Sesungguhnya, ia tak sengaja. Waktu itu ada misi yang harus dikerjakannya. Kesalahannya –kalau boleh dibilang begitu- hanya satu; ia tidak konsentrasi. Ia menoleh ke arah lain. Mengarahkan pandangannya ke rumah di kota itu; Madinah.
Ia
tengah menjalankan tugas dari Rasulullah SAW untuk suatu keperluan. Di tengah
jalan, "bencana" datang menyapanya. Sewaktu melayangkan pandang ke
salah satu rumah yang tidak tertutup pintunya, terlihatlah olehnya wanita yang
sedang mandi. Mungkin hanya dalam hitungan detik, bukan menit.
Wajahnya
mendadak pucat, tubuhnya gemetar ketakutan. Ia segera berlari melewati rumah
demi rumah, kampung demi kampung, hingga keluar Madinah. Ia tiba di sebuah
padang pasir yang sepi. Di sana ia menangis sejadi-jadinya. Menyesali apa yang
telah dilihatnya. Dengan derai air mata dan suara yang tersisa ia memohon ampunan
Rabbnya.
Rasulullah
kehilangan sahabat ini untuk satu hari. Beliau bertanya-tanya, tetapi sahabat
yang lain tidak juga mengetahui keberadaannya. Hingga berlalulah empat puluh
hari. Akhirnya malaikat datang mewahyukan di mana ia berada. Umar dan Salman
ditugasi Sang Nabi untuk menjemputnya.
Dengan
susah payah Umar berhasil menemukannya. Ia memeluk sahabat itu penuh rindu.

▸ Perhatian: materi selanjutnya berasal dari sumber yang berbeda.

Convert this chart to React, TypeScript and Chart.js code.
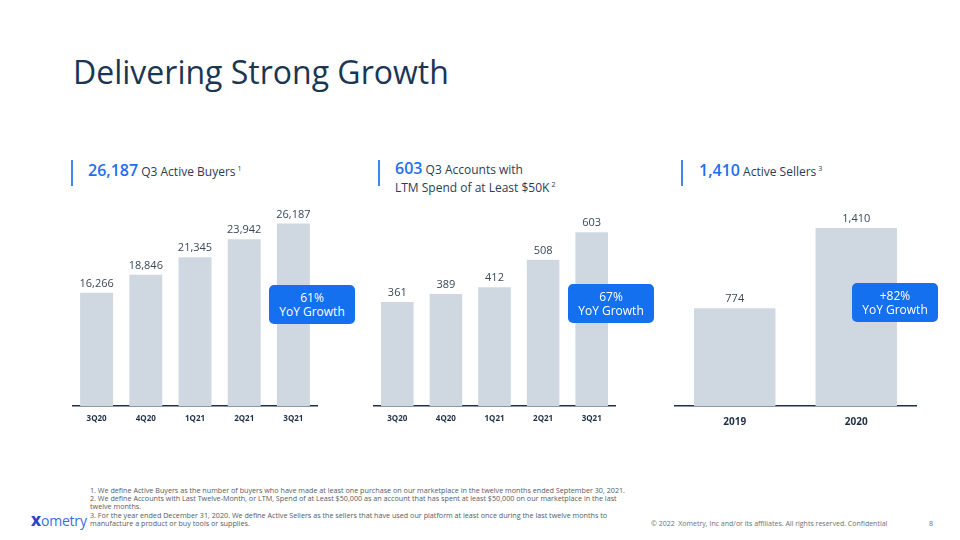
import React, { useEffect, useRef } from "react";
import { Chart, registerables } from "chart.js";

Chart.register(...registerables);

// ---- data ----
const buyersLabels = ["3Q20", "4Q20", "1Q21", "2Q21", "3Q21"];
const buyersValues = [16266, 18846, 21345, 23942, 26187];
const accountsLabels = ["3Q20", "4Q20", "1Q21", "2Q21", "3Q21"];
const accountsValues = [361, 389, 412, 508, 603];
const sellersLabels = ["2019", "2020"];
const sellersValues = [774, 1410];

const FONT = '"Open Sans", "Noto Sans", sans-serif';
const NAVY = "#1b3652";
const BLUE = "#1d6ff2";

type BarProps = {
  labels: string[];
  values: number[];
  max: number;
  barPct: number;
  tickSize: number;
  tickPad: number;
  left: number;
  width: number;
};

const valueLabels = {
  id: "valueLabels",
  afterDatasetsDraw(chart: any) {
    const { ctx } = chart;
    const meta = chart.getDatasetMeta(0);
    ctx.save();
    ctx.font = `11px ${FONT}`;
    ctx.fillStyle = "#3a4858";
    ctx.textAlign = "center";
    ctx.textBaseline = "alphabetic";
    meta.data.forEach((bar: any, i: number) => {
      const v = chart.data.datasets[0].data[i] as number;
      ctx.fillText(v.toLocaleString("en-US"), bar.x, bar.y - 6);
    });
    ctx.restore();
  },
};

function BarChart(p: BarProps) {
  const ref = useRef<HTMLCanvasElement | null>(null);
  useEffect(() => {
    if (!ref.current) return;
    const chart = new Chart(ref.current, {
      type: "bar",
      data: {
        labels: p.labels,
        datasets: [
          {
            data: p.values,
            backgroundColor: "#cfd8e0",
            borderWidth: 0,
            barPercentage: p.barPct,
            categoryPercentage: 1,
          },
        ],
      },
      options: {
        animation: false,
        responsive: false,
        maintainAspectRatio: false,
        layout: { padding: 0 },
        plugins: { legend: { display: false }, tooltip: { enabled: false } },
        scales: {
          x: {
            grid: { display: false },
            border: { display: true, color: "#1c3048", width: 1.5 },
            ticks: {
              font: { family: FONT, size: p.tickSize, weight: "bold" },
              color: "#1e2f45",
              padding: p.tickPad,
              maxRotation: 0,
            },
            afterFit: (s: any) => {
              s.height = 34;
            },
          },
          y: { display: false, min: 0, max: p.max },
        },
      } as any,
      plugins: [valueLabels],
    });
    return () => chart.destroy();
  }, []);
  return (
    <canvas
      ref={ref}
      width={p.width}
      height={250}
      style={{ position: "absolute", left: p.left, top: 190, width: p.width, height: 250 }}
    />
  );
}

function Header(props: { x: number; lineX: number; children: React.ReactNode }) {
  return (
    <>
      <div
        style={{
          position: "absolute",
          left: props.lineX,
          top: 160,
          width: 2,
          height: 26,
          background: "#3f86f0",
        }}
      />
      <div
        style={{
          position: "absolute",
          left: props.x,
          top: 161,
          fontFamily: FONT,
          color: "#2a3d55",
          fontSize: 12,
          lineHeight: "15px",
          whiteSpace: "nowrap",
        }}
      >
        {props.children}
      </div>
    </>
  );
}

function Callout(props: { left: number; top: number; pct: string }) {
  return (
    <div
      style={{
        position: "absolute",
        left: props.left,
        top: props.top,
        width: 86,
        height: 39,
        borderRadius: 5,
        background: "#1470ef",
        color: "#ffffff",
        fontFamily: FONT,
        fontSize: 12,
        lineHeight: "14px",
        display: "flex",
        flexDirection: "column",
        justifyContent: "center",
        alignItems: "center",
      }}
    >
      <div>{props.pct}</div>
      <div>YoY Growth</div>
    </div>
  );
}

const big = { color: BLUE, fontSize: 16, fontWeight: 600 as const };
const sup = { fontSize: 7, verticalAlign: "5px", marginLeft: 2 };

export default function App() {
  return (
    <div
      style={{
        position: "fixed",
        left: 0,
        top: 0,
        width: 960,
        height: 540,
        background: "#ffffff",
        overflow: "hidden",
        fontFamily: FONT,
      }}
    >
      <div
        style={{
          position: "absolute",
          left: 73,
          top: 52,
          fontSize: 32,
          lineHeight: "40px",
          color: NAVY,
          whiteSpace: "nowrap",
        }}
      >
        Delivering Strong Growth
      </div>

      <Header x={88} lineX={71}>
        <span style={big}>26,187</span> Q3 Active Buyers<span style={sup}>1</span>
      </Header>
      <Header x={395} lineX={378}>
        <span style={big}>603</span> Q3 Accounts with
        <br />
        LTM Spend of at Least $50K<span style={sup}>2</span>
      </Header>
      <Header x={699} lineX={681}>
        <span style={big}>1,410</span> Active Sellers<span style={sup}>3</span>
      </Header>

      <BarChart labels={buyersLabels} values={buyersValues} max={31000} barPct={0.67} tickSize={8} tickPad={0} left={72} width={246} />
      <BarChart labels={accountsLabels} values={accountsValues} max={750} barPct={0.67} tickSize={8} tickPad={0} left={373} width={243} />
      <BarChart labels={sellersLabels} values={sellersValues} max={1710} barPct={0.67} tickSize={10} tickPad={2} left={674} width={243} />

      <Callout left={269} top={285} pct="61%" />
      <Callout left={568} top={284} pct="67%" />
      <Callout left={852} top={283} pct="+82%" />

      <div
        style={{
          position: "absolute",
          left: 90,
          top: 486,
          fontSize: 7.2,
          lineHeight: "8.2px",
          color: "#555b63",
          whiteSpace: "nowrap",
        }}
      >
        <div>1. We define Active Buyers as the number of buyers who have made at least one purchase on our marketplace in the twelve months ended September 30, 2021.</div>
        <div>2. We define Accounts with Last Twelve-Month, or LTM, Spend of at Least $50,000 as an account that has spent at least $50,000 on our marketplace in the last</div>
        <div>twelve months.</div>
        <div>3. For the year ended December 31, 2020. We define Active Sellers as the sellers that have used our platform at least once during the last twelve months to</div>
        <div>manufacture a product or buy tools or supplies.</div>
      </div>

      <div
        style={{
          position: "absolute",
          left: 31,
          top: 512,
          fontSize: 14,
          lineHeight: "18px",
          color: "#3a6ee6",
          whiteSpace: "nowrap",
          letterSpacing: "-0.2px",
        }}
      >
        <span style={{ color: "#2b43c4", fontWeight: 800 }}>X</span>ometry
      </div>

      <div
        style={{
          position: "absolute",
          left: 651,
          top: 519,
          fontSize: 7,
          lineHeight: "10px",
          color: "#6a7078",
          whiteSpace: "nowrap",
        }}
      >
        © 2022&nbsp; Xometry, Inc and/or its affiliates. All rights reserved. Confidential
      </div>
      <div
        style={{
          position: "absolute",
          left: 929,
          top: 519,
          fontSize: 7,
          lineHeight: "10px",
          color: "#6a7078",
        }}
      >
        8
      </div>
    </div>
  );
}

“Wahai Umar, tahukah Rasulullah SAW tentang dosaku", tanyanya penuh
kekhawatiran. “Aku tidak tahu permasalahan itu. Yang jelas, Rasulullah
menugaskan kami untuk mencarimu.”
“Wahai
Umar, satu permohonanku padamu. Jangan kau bawa aku menghadap Rasulullah,
kecuali ketika beliau sedang shalat.”
Sesampainya
di Madinah dan mendapati Rasulullah membaca Al-Qur'an dalam shalatnya, sahabat
ini pingsan. Ia jatuh sakit hingga berhari-hari. Ketika Rasulullah tahu
kondisinya dan menjenguk ke sana, ia masih saja khawatir akan dosanya. “Apa
yang kau rasakan?” Rasulullah bertanya kepada sahabat yang kini telah berada
dalam pangkuannya ini. “Seolah semut merayap di antara tulangku, dagingku dan
kulitku”.
“Apa
yang kau inginkan?” tanya beliau lagi. “Ampunan Rabbku”, jawabnya penuh harap.

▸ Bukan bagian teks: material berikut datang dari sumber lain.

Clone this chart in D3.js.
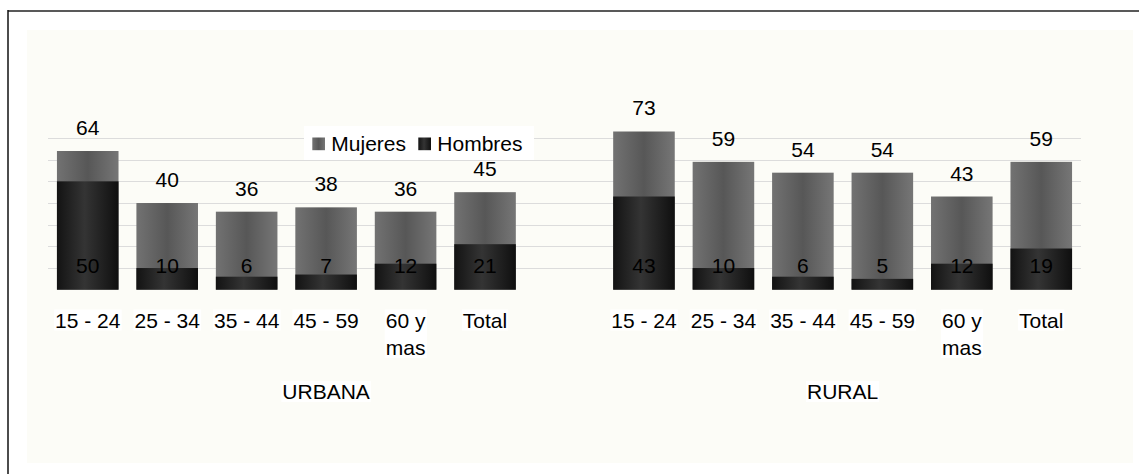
<!DOCTYPE html>
<html>
<head>
<meta charset="utf-8">
<script src="https://cdn.jsdelivr.net/npm/d3@7"></script>
<style>
  html, body { margin: 0; padding: 0; background: #ffffff; }
  svg { display: block; font-family: "Liberation Sans", Arial, sans-serif; }
</style>
</head>
<body>
<svg id="chart" width="1139" height="474"></svg>
<script>
// Age groups shown in each area
const ageGroups = ["15 - 24", "25 - 34", "35 - 44", "45 - 59", "60 y mas", "Total"];
const areas = ["URBANA", "RURAL"];

// Values per area (Mujeres drawn behind, Hombres in front)
const urbanaMujeres = [64, 40, 36, 38, 36, 45];
const urbanaHombres = [50, 10, 6, 7, 12, 21];
const ruralMujeres  = [73, 59, 54, 54, 43, 59];
const ruralHombres  = [43, 10, 6, 5, 12, 19];

const gridTicks = [10, 20, 30, 40, 50, 60, 70];
const seriesNames = ["Mujeres", "Hombres"];

const W = 1139, H = 474;
const svg = d3.select("#chart");

// Rows: urban groups, one spacer slot, rural groups
const rows = [];
ageGroups.forEach((g, i) => rows.push({ key: "U" + i, area: 0, label: g, m: urbanaMujeres[i], h: urbanaHombres[i] }));
rows.push({ key: "gap", area: 0, label: null });
ageGroups.forEach((g, i) => rows.push({ key: "R" + i, area: 1, label: g, m: ruralMujeres[i], h: ruralHombres[i] }));

const x = d3.scaleBand()
  .domain(rows.map(r => r.key))
  .range([48, 1081])
  .paddingInner(0.225)
  .paddingOuter(0.1125);

const y = d3.scaleLinear().domain([0, 70]).range([289.7, 138]);

// Gradients for the bar fills
const defs = svg.append("defs");
function grad(id, stops) {
  const g = defs.append("linearGradient").attr("id", id)
    .attr("x1", "0%").attr("x2", "100%").attr("y1", "0%").attr("y2", "0%");
  stops.forEach(([o, c]) => g.append("stop").attr("offset", o).attr("stop-color", c));
}
grad("gMuj", [["0%", "#727272"], ["50%", "#575757"], ["100%", "#767676"]]);
grad("gHom", [["0%", "#131313"], ["45%", "#343434"], ["100%", "#0f0f0f"]]);
const fills = { Mujeres: "url(#gMuj)", Hombres: "url(#gHom)" };

// Frame
svg.append("rect").attr("x", 0).attr("y", 0).attr("width", W).attr("height", H).attr("fill", "#ffffff");
svg.append("rect").attr("x", 27).attr("y", 30).attr("width", 1106).attr("height", 433).attr("fill", "#fcfcf7");
svg.append("line").attr("x1", 8).attr("x2", 1139).attr("y1", 11).attr("y2", 11)
  .attr("stroke", "#595959").attr("stroke-width", 2);
svg.append("line").attr("x1", 8).attr("x2", 8).attr("y1", 10).attr("y2", H)
  .attr("stroke", "#111111").attr("stroke-width", 1.5);

// Gridlines
const [gx0, gx1] = x.range();
svg.append("g").selectAll("line").data(gridTicks).join("line")
  .attr("x1", gx0).attr("x2", gx1)
  .attr("y1", d => Math.round(y(d)) + 0.5).attr("y2", d => Math.round(y(d)) + 0.5)
  .attr("stroke", "#dcdcdc").attr("stroke-width", 1);

const data = rows.filter(r => r.label !== null);

// Bars: Mujeres (back), Hombres (front), both from the baseline
svg.append("g").selectAll("rect").data(data).join("rect")
  .attr("x", d => x(d.key)).attr("width", x.bandwidth())
  .attr("y", d => y(d.m)).attr("height", d => y(0) - y(d.m))
  .attr("fill", fills.Mujeres);
svg.append("g").selectAll("rect").data(data).join("rect")
  .attr("x", d => x(d.key)).attr("width", x.bandwidth())
  .attr("y", d => y(d.h)).attr("height", d => y(0) - y(d.h))
  .attr("fill", fills.Hombres);

const fs = 21;
// Value labels
svg.append("g").selectAll("text").data(data).join("text")
  .attr("x", d => x(d.key) + x.bandwidth() / 2)
  .attr("y", d => y(d.m) - 16)
  .attr("text-anchor", "middle").attr("font-size", fs).attr("fill", "#000")
  .text(d => d.m);
svg.append("g").selectAll("text").data(data).join("text")
  .attr("x", d => x(d.key) + x.bandwidth() / 2)
  .attr("y", y(0) - 16.5)
  .attr("text-anchor", "middle").attr("font-size", fs).attr("fill", "#000")
  .text(d => d.h);

// Category labels (wrap "60 y mas" onto two lines)
const catG = svg.append("g");
data.forEach(d => {
  const cx = x(d.key) + x.bandwidth() / 2;
  const lines = d.label === "60 y mas" ? ["60 y", "mas"] : [d.label];
  const t = catG.append("text").attr("text-anchor", "middle").attr("font-size", fs).attr("fill", "#000");
  lines.forEach((ln, i) => t.append("tspan").attr("x", cx).attr("y", 327.5 + i * 27.6).text(ln));
  const bb = t.node().getBBox();
  catG.insert("rect", () => t.node())
    .attr("x", bb.x - 1).attr("y", bb.y + 1).attr("width", bb.width + 2).attr("height", bb.height - 2)
    .attr("fill", "#ffffff");
});

// Area labels
const areaSpan = [rows.filter(r => r.area === 0), rows.filter(r => r.area === 1 && r.label)];
areas.forEach((a, i) => {
  const span = areaSpan[i];
  const x0 = x(span[0].key) - x.step() * x.paddingInner() / 2;
  const x1 = x(span[span.length - 1].key) + x.bandwidth() + x.step() * x.paddingInner() / 2;
  const t = svg.append("text").attr("x", (x0 + x1) / 2).attr("y", 399)
    .attr("text-anchor", "middle").attr("font-size", fs).attr("fill", "#000").text(a);
  const bb = t.node().getBBox();
  svg.insert("rect", () => t.node())
    .attr("x", bb.x - 1).attr("y", bb.y + 1).attr("width", bb.width + 2).attr("height", bb.height - 2)
    .attr("fill", "#ffffff");
});

// Legend
const lg = svg.append("g");
lg.append("rect").attr("x", 304).attr("y", 126).attr("width", 230).attr("height", 34).attr("fill", "#ffffff");
const legendX = [312.3, 418.3];
seriesNames.forEach((s, i) => {
  lg.append("rect").attr("x", legendX[i]).attr("y", 137.5).attr("width", 12.7).attr("height", 12.7)
    .attr("fill", fills[s]);
  lg.append("text").attr("x", legendX[i] + 19).attr("y", 151)
    .attr("font-size", fs).attr("fill", "#000").text(s);
});
</script>
</body>
</html>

Tak lama kemudian Jibril menyampaikan wahyu, “Wahai Muhammad, Rabbmu
mengirimkan salam untukmu. Dia berfirman padamu, ‘Seandainya hambaKu ini datang
padaKu dengan kesalahan yang memenuhi bumi, tentulah Aku akan menemuinya dengan
ampunan sebanyak itu pula.”
Ketika
Rasulullah SAW memberitahu wahyu ini kepadanya, sahabat ini meninggal seketika.
Namanya Tsa'labah.
Tsa'labah.
Ia mengajarkan kepada kita untuk bertaubat, bahkan dari kemaksiatan yang –oleh
orang di zaman sekarang- tidak dianggap. Ia mengajarkan kepada kita untuk
bertaubat, meskipun dari kesalahan yang sebenarnya tidak disengaja.
Ah...
memang begitulah orang-orang shalih itu selalu mempesona. Mereka memiliki
ketakutan yang luar biasa kepada Tuhannya hingga senantiasa sensitif terhadap
dosa. Dan dari sana ia bergerak cepat menuju keridhaan Rabbnya. Bertaubat,
mengejar akhirat. Dunia seakan dicampakkan begitu saja. Dan pada akhirnya...

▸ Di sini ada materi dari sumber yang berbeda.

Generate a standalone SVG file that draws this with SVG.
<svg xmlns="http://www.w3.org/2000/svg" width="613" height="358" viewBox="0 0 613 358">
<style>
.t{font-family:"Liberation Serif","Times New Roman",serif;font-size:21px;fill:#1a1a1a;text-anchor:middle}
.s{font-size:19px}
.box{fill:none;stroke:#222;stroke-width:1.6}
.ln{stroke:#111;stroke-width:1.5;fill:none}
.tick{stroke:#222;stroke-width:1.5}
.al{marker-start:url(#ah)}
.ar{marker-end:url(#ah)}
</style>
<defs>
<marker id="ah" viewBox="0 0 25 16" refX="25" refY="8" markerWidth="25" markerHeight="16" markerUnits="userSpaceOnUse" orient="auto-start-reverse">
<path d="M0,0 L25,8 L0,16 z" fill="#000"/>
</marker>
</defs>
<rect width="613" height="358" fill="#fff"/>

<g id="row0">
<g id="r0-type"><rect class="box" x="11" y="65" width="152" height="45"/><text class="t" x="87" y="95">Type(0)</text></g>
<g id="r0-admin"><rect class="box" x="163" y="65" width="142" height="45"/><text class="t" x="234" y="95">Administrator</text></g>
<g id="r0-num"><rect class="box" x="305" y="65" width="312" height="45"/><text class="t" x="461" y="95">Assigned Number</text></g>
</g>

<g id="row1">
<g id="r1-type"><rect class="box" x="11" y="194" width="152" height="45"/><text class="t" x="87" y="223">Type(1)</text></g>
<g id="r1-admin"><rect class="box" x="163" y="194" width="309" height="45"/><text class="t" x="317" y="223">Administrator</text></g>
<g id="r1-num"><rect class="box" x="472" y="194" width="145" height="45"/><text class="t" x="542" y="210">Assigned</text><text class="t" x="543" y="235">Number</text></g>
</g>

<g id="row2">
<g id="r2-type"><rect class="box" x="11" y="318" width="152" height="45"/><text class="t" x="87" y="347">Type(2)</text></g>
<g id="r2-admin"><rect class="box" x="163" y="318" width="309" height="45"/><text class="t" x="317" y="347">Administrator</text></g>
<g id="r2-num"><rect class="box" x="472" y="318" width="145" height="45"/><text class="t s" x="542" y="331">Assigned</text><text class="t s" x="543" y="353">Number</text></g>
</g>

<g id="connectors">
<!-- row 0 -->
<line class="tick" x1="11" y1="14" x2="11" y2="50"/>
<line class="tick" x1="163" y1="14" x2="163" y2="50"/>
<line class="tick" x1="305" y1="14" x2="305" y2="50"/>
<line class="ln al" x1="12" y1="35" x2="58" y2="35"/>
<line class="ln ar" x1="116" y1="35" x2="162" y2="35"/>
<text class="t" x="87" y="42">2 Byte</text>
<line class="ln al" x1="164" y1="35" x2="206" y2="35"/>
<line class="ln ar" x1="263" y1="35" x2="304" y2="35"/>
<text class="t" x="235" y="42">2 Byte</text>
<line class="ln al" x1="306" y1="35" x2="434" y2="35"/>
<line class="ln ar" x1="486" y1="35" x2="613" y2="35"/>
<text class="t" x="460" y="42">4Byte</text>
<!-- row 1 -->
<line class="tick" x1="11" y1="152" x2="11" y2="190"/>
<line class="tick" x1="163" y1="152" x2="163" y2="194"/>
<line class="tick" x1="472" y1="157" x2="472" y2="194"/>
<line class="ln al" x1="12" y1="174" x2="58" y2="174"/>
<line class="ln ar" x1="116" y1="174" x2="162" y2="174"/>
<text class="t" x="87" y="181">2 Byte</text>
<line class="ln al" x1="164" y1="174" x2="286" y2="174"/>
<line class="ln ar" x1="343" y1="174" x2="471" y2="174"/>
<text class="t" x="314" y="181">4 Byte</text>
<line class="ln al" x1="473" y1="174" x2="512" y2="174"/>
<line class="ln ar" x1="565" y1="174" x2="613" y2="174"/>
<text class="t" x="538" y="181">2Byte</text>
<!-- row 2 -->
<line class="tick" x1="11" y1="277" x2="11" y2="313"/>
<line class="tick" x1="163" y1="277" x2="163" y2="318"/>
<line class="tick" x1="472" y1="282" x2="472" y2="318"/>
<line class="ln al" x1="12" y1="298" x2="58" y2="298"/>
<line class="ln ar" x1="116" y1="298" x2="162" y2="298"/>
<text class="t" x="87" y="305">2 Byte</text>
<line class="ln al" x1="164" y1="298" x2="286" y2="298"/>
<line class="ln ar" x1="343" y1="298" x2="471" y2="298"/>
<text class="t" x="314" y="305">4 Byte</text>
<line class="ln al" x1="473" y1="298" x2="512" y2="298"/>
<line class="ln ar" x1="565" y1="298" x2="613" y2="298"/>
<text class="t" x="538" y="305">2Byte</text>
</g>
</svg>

itu membawa mereka ke surga.
Beruntunglah
Tsa'labah... dan orang-orang shalih yang mengambil jalan yang sama; taubatan
nasuha. Ia tidak berapologik bahwa itu bukan kesalahannya; justru ia sangat
cemas bahwa apa yang dilihatnya, meskipun tidak lama, sudah masuk pada tataran
zina. "…Dua mata zinanya melihat, dua telinga zinanya mendengar, lidah
zinanya berbicara, tangan zinanya menyentuh,…" sabda Rasulullah yang
diriwayatkan oleh Imam Muslim ini demikian menancap di jiwa, menggerakkannya
untuk bertaubat saat itu juga.
Beruntunglah
mereka yang menyadari kesalahannya, atau bahkan merasa bersalah meskipun tidak
sengaja, lalu menghampiri ampunan Allah dengan taubatnya. “Setiap bani Adam
(pernah) berbuat salah," sabda Rasulullah dalam kesempatan lain yang
direkam oleh Imam Tirmidzi, "dan sebaik-baik orang yang berbuat salah
adalah orang-orang yang bertaubat.”
Mungkin
ada orang-orang yang memandang orang Shalih seperti Tsa'labah dengan tatapan
hina. Menjustifikasinya sebagai orang yang melakukan kesalahan besar. Mungkin
disebabkan mereka tidak tahu, bahwa justru dari kesalahan itu ia memperoleh
derajat mulia di sisi Rabbnya. Dari kacamata dunia mungkin "sejarah"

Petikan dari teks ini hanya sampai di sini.